You’ve skied a full day, flattened out a platform, set up your camp and set off to find, fell, retrieve and process your firewood for the night. Sat in your warm tent drinking a brew, you look over your route for tomorrow, then tea and bed, waking when it’s your shift to stoke the stove.
Fitness enables mental alertness, the capability to make quick decisions, problem solving skills and the ability to cope with fatigue. Physical robustness isn’t just about being the fastest or strongest; it’s one of the keys to the backcountry. Being able to carry out demanding tasks with ease means you’re less likely to make a simple mistake which could have serious consequences for you and those in your charge.
I feel that it’s my responsibility to maintain my fitness so as to be able to effectively cope with unforeseen problems that may arise during the courses, and while away on my own trips; but also so I can enjoy the environments I find myself in.
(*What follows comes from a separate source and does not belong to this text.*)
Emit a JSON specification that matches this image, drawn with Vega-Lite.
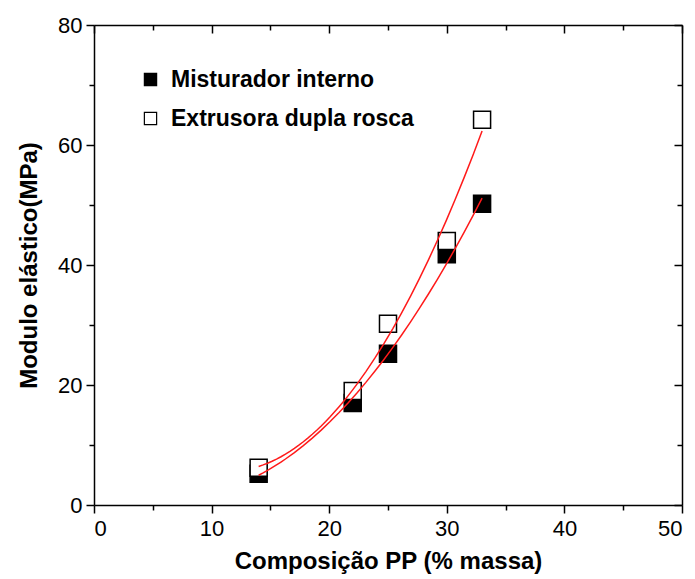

I have found that wearing a small pack weighing 5 to 10 kg while going about daily life makes a big difference in maintaining condition, as it increases the effort required to do anything (other than watching TV). I exercise at least three times a week, alternating upper body (press ups, pull ups, sit ups) lower body (squats, lunges, planks, burpees etc.) and either a run, cycle or stepper. While working on our bushcraft courses, the day to day activity of assisting the instructors is work enough to maintain my base strength and fitness.
Of course, an added benefit of physical robustness is that you are better prepared should you fall ill or find yourself having nothing but your body and your mind to rely on. And remember – fuel your body with a healthy balanced diet whilst at home and away.
Of course, should you start to exercise after a long period of illness or not having trained before, you should consult a GP beforehand so as to train within your capabilities.